I research about it ,it seems to be a issue of resource but when i check resource utilization it was not even 50% of my ec2 and its volume ? pls help me to resolve this issue with my mongodb replica

Hii @khizar_b
I am too facing same issue. Recently we have shifted from Atlas to Self Hosted Environment because of costing.
We are using MongoDB 7.
Physical Data Size: ~8TB
Logical Data Size: ~2TB

I have too raised similar query on community yesterday ( Topic Link ) and currently we are running our production on standalone environment which is not recommended. If you found any way could you please help me too, or are you still looking for help.

Note: I don’t know sharing other topics are relevant or not, but for now I have shared it, let me know if I am violating any rules or not.

Hey @Mehul_Sanghvi,

I faced a similar issue after moving from Atlas to self-hosted. Check if your oplog window is large enough and confirm both nodes use the same MongoDB version and storage settings. If that’s fine, reviewing the sync logs might reveal what’s causing the failure.

Hey @Paul_Welch ,

I realized I was approaching this the wrong way. First we need to ensure that all resources and configurations are identical across all three nodes.

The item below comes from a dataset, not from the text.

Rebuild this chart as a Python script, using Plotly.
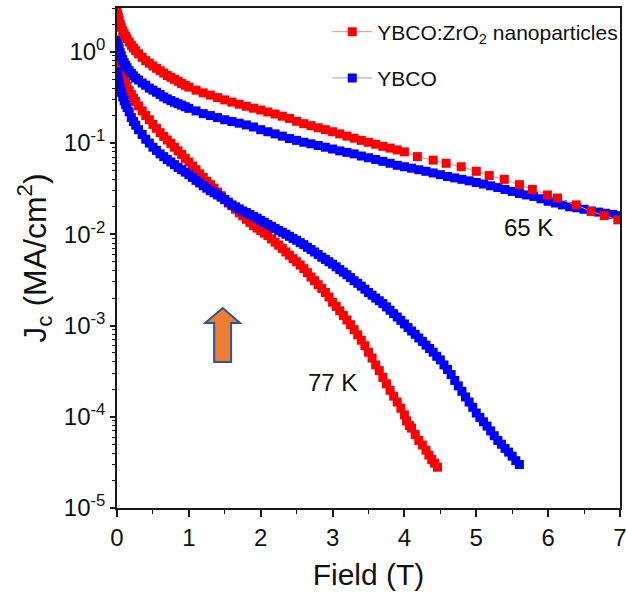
import plotly.graph_objects as go

# ---- Jc(B) data as (field [T], Jc [MA/cm^2]) pairs ----
zr_65 = [
    (0, 2.75), (0.01, 2.55), (0.02, 2.38), (0.03, 2.22), (0.045, 2.02), (0.06, 1.86),
    (0.08, 1.70), (0.1, 1.58), (0.12, 1.48), (0.14, 1.39), (0.17, 1.28), (0.2, 1.18),
    (0.23, 1.10), (0.26, 1.03), (0.3, 0.95), (0.35, 0.87), (0.4, 0.80), (0.45, 0.75),
    (0.5, 0.70), (0.55, 0.66), (0.6, 0.62), (0.65, 0.585), (0.7, 0.55), (0.75, 0.525),
    (0.8, 0.50), (0.85, 0.475), (0.9, 0.45), (0.95, 0.43), (1.0, 0.41), (1.1, 0.38),
    (1.2, 0.355), (1.3, 0.335), (1.4, 0.315), (1.5, 0.297), (1.6, 0.281), (1.7, 0.266),
    (1.8, 0.253), (1.9, 0.241), (2.0, 0.230), (2.1, 0.219), (2.2, 0.208), (2.3, 0.197),
    (2.4, 0.186), (2.5, 0.173), (2.6, 0.163), (2.7, 0.155), (2.8, 0.147), (2.9, 0.140),
    (3.0, 0.133), (3.1, 0.126), (3.2, 0.119), (3.3, 0.113), (3.4, 0.107), (3.5, 0.102),
    (3.6, 0.097), (3.7, 0.092), (3.8, 0.088), (3.9, 0.084), (4.0, 0.080), (4.18, 0.071),
    (4.4, 0.065), (4.58, 0.060), (4.79, 0.055), (5.0, 0.049), (5.18, 0.044), (5.39, 0.040),
    (5.6, 0.035), (5.78, 0.031), (5.99, 0.027), (6.13, 0.025), (6.39, 0.021), (6.6, 0.0178),
    (6.78, 0.016), (6.97, 0.0144),
]

ybco_65 = [
    (0, 1.35), (0.01, 1.25), (0.02, 1.16), (0.03, 1.08), (0.045, 0.98), (0.06, 0.90),
    (0.08, 0.82), (0.1, 0.76), (0.12, 0.71), (0.14, 0.67), (0.17, 0.62), (0.2, 0.58),
    (0.23, 0.545), (0.26, 0.515), (0.3, 0.49), (0.35, 0.455), (0.4, 0.43), (0.45, 0.40),
    (0.5, 0.38), (0.55, 0.36), (0.6, 0.34), (0.65, 0.32), (0.7, 0.305), (0.75, 0.292),
    (0.8, 0.28), (0.85, 0.27), (0.9, 0.26), (0.95, 0.25), (1.0, 0.24), (1.1, 0.225),
    (1.2, 0.21), (1.3, 0.20), (1.4, 0.19), (1.5, 0.18), (1.6, 0.172), (1.7, 0.165),
    (1.8, 0.158), (1.9, 0.150), (2.0, 0.140), (2.1, 0.133), (2.2, 0.126), (2.3, 0.119),
    (2.4, 0.112), (2.5, 0.107), (2.6, 0.102), (2.7, 0.098), (2.8, 0.094), (2.9, 0.090),
    (3.0, 0.086), (3.1, 0.082), (3.2, 0.079), (3.3, 0.076), (3.4, 0.072), (3.5, 0.069),
    (3.6, 0.066), (3.7, 0.063), (3.8, 0.060), (3.9, 0.057), (4.0, 0.055), (4.1, 0.053),
    (4.2, 0.051), (4.3, 0.049), (4.4, 0.047), (4.5, 0.045), (4.6, 0.043), (4.7, 0.0415),
    (4.8, 0.040), (4.9, 0.0385), (5.0, 0.037), (5.1, 0.0355), (5.2, 0.034), (5.3, 0.0325),
    (5.4, 0.031), (5.5, 0.0295), (5.6, 0.028), (5.7, 0.027), (5.8, 0.026), (5.9, 0.0245),
    (6.0, 0.023), (6.1, 0.022), (6.2, 0.021), (6.3, 0.020), (6.4, 0.0195), (6.5, 0.0188),
    (6.6, 0.018), (6.7, 0.0175), (6.8, 0.017), (6.9, 0.0165), (7.0, 0.016),
]

zr_77 = [
    (0, 0.80), (0.01, 0.75), (0.02, 0.70), (0.03, 0.66), (0.045, 0.61), (0.06, 0.57),
    (0.08, 0.52), (0.1, 0.48), (0.12, 0.45), (0.14, 0.42), (0.17, 0.375), (0.2, 0.34),
    (0.23, 0.31), (0.26, 0.285), (0.3, 0.255), (0.35, 0.225), (0.4, 0.20), (0.45, 0.18),
    (0.5, 0.16), (0.55, 0.145), (0.6, 0.13), (0.65, 0.118), (0.7, 0.108), (0.75, 0.099),
    (0.8, 0.090), (0.85, 0.082), (0.9, 0.075), (0.95, 0.068), (1.0, 0.062), (1.05, 0.056),
    (1.1, 0.051), (1.15, 0.046), (1.2, 0.042), (1.25, 0.038), (1.3, 0.035), (1.35, 0.032),
    (1.4, 0.029), (1.45, 0.0265), (1.5, 0.024), (1.55, 0.022), (1.6, 0.0205), (1.65, 0.0188),
    (1.7, 0.0172), (1.75, 0.0159), (1.8, 0.0146), (1.85, 0.0135), (1.9, 0.0125),
    (1.95, 0.0117), (2.0, 0.0110), (2.05, 0.0103), (2.1, 0.0097), (2.15, 0.0089),
    (2.2, 0.0082), (2.25, 0.0076), (2.3, 0.0070), (2.35, 0.0064), (2.4, 0.0059),
    (2.45, 0.0054), (2.5, 0.0050), (2.55, 0.0046), (2.6, 0.0042), (2.65, 0.0038),
    (2.7, 0.0034), (2.75, 0.0031), (2.8, 0.0028), (2.85, 0.00255), (2.9, 0.0023),
    (2.95, 0.00205), (3.0, 0.0018), (3.05, 0.00162), (3.1, 0.00145), (3.15, 0.00129),
    (3.2, 0.00115), (3.25, 0.00102), (3.3, 0.00090), (3.35, 0.00079), (3.4, 0.00069),
    (3.45, 0.00060), (3.5, 0.00051), (3.55, 0.00044), (3.6, 0.00037), (3.65, 0.00032),
    (3.7, 0.00027), (3.75, 0.00023), (3.8, 0.000195), (3.85, 0.000168), (3.9, 0.000145),
    (3.95, 0.000124), (4.0, 0.000105), (4.03, 0.00009), (4.07, 0.00008), (4.1, 0.000075),
    (4.15, 0.000064), (4.2, 0.000055), (4.25, 0.000049), (4.3, 0.000043), (4.34, 0.000038),
    (4.38, 0.000034), (4.42, 0.000031), (4.46, 0.000028),
]

ybco_77 = [
    (0, 0.60), (0.01, 0.54), (0.02, 0.49), (0.03, 0.45), (0.045, 0.40), (0.06, 0.36),
    (0.08, 0.32), (0.1, 0.29), (0.12, 0.265), (0.14, 0.245), (0.17, 0.22), (0.2, 0.19),
    (0.23, 0.172), (0.26, 0.157), (0.3, 0.14), (0.35, 0.124), (0.4, 0.11), (0.45, 0.10),
    (0.5, 0.090), (0.55, 0.083), (0.6, 0.076), (0.65, 0.071), (0.7, 0.066), (0.75, 0.062),
    (0.8, 0.058), (0.85, 0.054), (0.9, 0.051), (0.95, 0.048), (1.0, 0.045), (1.05, 0.042),
    (1.1, 0.039), (1.15, 0.0365), (1.2, 0.034), (1.25, 0.032), (1.3, 0.030), (1.35, 0.0285),
    (1.4, 0.027), (1.45, 0.0255), (1.5, 0.024), (1.55, 0.0225), (1.6, 0.021), (1.65, 0.020),
    (1.7, 0.019), (1.75, 0.018), (1.8, 0.0173), (1.85, 0.0165), (1.9, 0.0157), (1.95, 0.0150),
    (2.0, 0.0142), (2.05, 0.0135), (2.1, 0.0128), (2.15, 0.0122), (2.2, 0.0116),
    (2.25, 0.0110), (2.3, 0.0105), (2.35, 0.0100), (2.4, 0.0095), (2.45, 0.0090),
    (2.5, 0.0086), (2.55, 0.0081), (2.6, 0.0077), (2.65, 0.0072), (2.7, 0.0068),
    (2.75, 0.0064), (2.8, 0.0060), (2.85, 0.0056), (2.9, 0.0053), (2.95, 0.0050),
    (3.0, 0.0047), (3.05, 0.0044), (3.1, 0.0041), (3.15, 0.00385), (3.2, 0.0036),
    (3.25, 0.00335), (3.3, 0.0031), (3.35, 0.0029), (3.4, 0.0027), (3.45, 0.0025),
    (3.5, 0.0023), (3.55, 0.00215), (3.6, 0.0020), (3.65, 0.00187), (3.7, 0.00174),
    (3.75, 0.00160), (3.8, 0.00147), (3.85, 0.00135), (3.9, 0.00124), (3.95, 0.00114),
    (4.0, 0.00104), (4.05, 0.00095), (4.1, 0.00087), (4.15, 0.00080), (4.2, 0.00073),
    (4.25, 0.00067), (4.3, 0.00061), (4.35, 0.00056), (4.4, 0.00051), (4.45, 0.00046),
    (4.5, 0.00042), (4.55, 0.00037), (4.6, 0.00033), (4.65, 0.00029), (4.7, 0.00025),
    (4.75, 0.000218), (4.8, 0.00019), (4.85, 0.000165), (4.9, 0.000145), (4.95, 0.000127),
    (5.0, 0.000110), (5.05, 0.000098), (5.1, 0.000088), (5.15, 0.000079), (5.2, 0.000070),
    (5.25, 0.000062), (5.3, 0.000055), (5.35, 0.000050), (5.4, 0.000045), (5.45, 0.000041),
    (5.5, 0.000037), (5.55, 0.000033), (5.6, 0.000030),
]

# ---- axis ticks ----
x_ticks = [0, 1, 2, 3, 4, 5, 6, 7]
y_tick_exps = [-5, -4, -3, -2, -1, 0]
y_tick_vals = [10.0 ** e for e in y_tick_exps]
y_tick_text = ["10<sup>%d</sup>" % e for e in y_tick_exps]
y_minor_vals = [m * 10.0 ** e for e in y_tick_exps for m in range(2, 10)]

RED = "#ff0000"
BLUE = "#0000ff"
RED_LINE = "#f08c8c"
BLUE_LINE = "#9a9ad8"
FONT = "Arial, Liberation Sans, sans-serif"
ZR_NAME = "YBCO:ZrO<sub>2</sub> nanoparticles"

fig = go.Figure()


def add_curve(pairs, color, line_color, name, show, rank):
    fig.add_trace(go.Scatter(
        x=[p[0] for p in pairs], y=[p[1] for p in pairs],
        mode="lines+markers", name=name,
        legendgroup="g%d" % rank, showlegend=show, legendrank=rank,
        line=dict(color=line_color, width=1),
        marker=dict(symbol="square", size=9, color=color, line=dict(width=0)),
    ))


add_curve(zr_77, RED, RED_LINE, ZR_NAME, False, 3)
add_curve(ybco_77, BLUE, BLUE_LINE, "YBCO", False, 4)
add_curve(ybco_65, BLUE, BLUE_LINE, "YBCO", True, 2)
add_curve(zr_65, RED, RED_LINE, ZR_NAME, True, 1)

# temperature labels
fig.add_annotation(x=5.73, y=-1.93, text="65 K", showarrow=False,
                   font=dict(family=FONT, size=24, color="#111"))
fig.add_annotation(x=3.0, y=-3.62, text="77 K", showarrow=False,
                   font=dict(family=FONT, size=24, color="#111"))

# block arrow marking the crossover field
ax_c, head_hw, shaft_hw = 1.47, 0.243, 0.118
y_tip, y_head, y_bot = 0.40, 0.37, 0.292
arrow_path = (
    f"M {ax_c} {y_tip} L {ax_c + head_hw} {y_head} L {ax_c + shaft_hw} {y_head} "
    f"L {ax_c + shaft_hw} {y_bot} L {ax_c - shaft_hw} {y_bot} L {ax_c - shaft_hw} {y_head} "
    f"L {ax_c - head_hw} {y_head} Z"
)
fig.add_shape(type="path", path=arrow_path, xref="x", yref="y domain",
              fillcolor="#ed7d31", line=dict(color="#2f5597", width=2))

axis_common = dict(
    showline=True, linecolor="#1a1a1a", linewidth=1.5, mirror=True,
    ticks="outside", tickcolor="#1a1a1a", showgrid=False, zeroline=False,
    tickfont=dict(family=FONT, size=24, color="#111"), ticklabeloverflow="allow",
)

fig.update_xaxes(
    range=[0, 7], tickvals=x_ticks, ticklen=7, tickwidth=1.5,
    minor=dict(tickvals=[v + 0.5 for v in x_ticks[:-1]], ticks="outside", ticklen=4,
               tickcolor="#1a1a1a", tickwidth=1.2),
    title=dict(text="Field (T)", font=dict(family=FONT, size=30, color="#111"), standoff=14),
    **axis_common,
)
fig.update_yaxes(
    type="log", range=[-5, 0.48], tickvals=y_tick_vals, ticktext=y_tick_text,
    ticklen=5, tickwidth=1.5,
    minor=dict(tickvals=y_minor_vals, ticks="outside", ticklen=3,
               tickcolor="#1a1a1a", tickwidth=1),
    title=dict(text="J<sub>c</sub> (MA/cm<sup>2</sup>)",
               font=dict(family=FONT, size=32, color="#111"), standoff=8),
    **axis_common,
)

fig.update_layout(
    width=626, height=609,
    margin=dict(l=117, r=6, t=8, b=101, autoexpand=False),
    paper_bgcolor="white", plot_bgcolor="white",
    font=dict(family=FONT, color="#111"),
    legend=dict(x=0.418, y=0.993, xanchor="left", yanchor="top",
                bgcolor="rgba(0,0,0,0)", font=dict(family=FONT, size=21, color="#111"),
                traceorder="grouped", tracegroupgap=16, itemwidth=40),
)

fig.write_html("out.html")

  1. The first step is to convert the standalone instance into a single-primary replica set.
  2. Once that’s done, we should take an EBS snapshot of the primary and attach it to the other two nodes.
  3. This ensures the replication ID (stored in the local database) matches the primary.
  4. After that, we can simply run rs.add() to add the remaining nodes as secondaries and complete the PSS replica setup.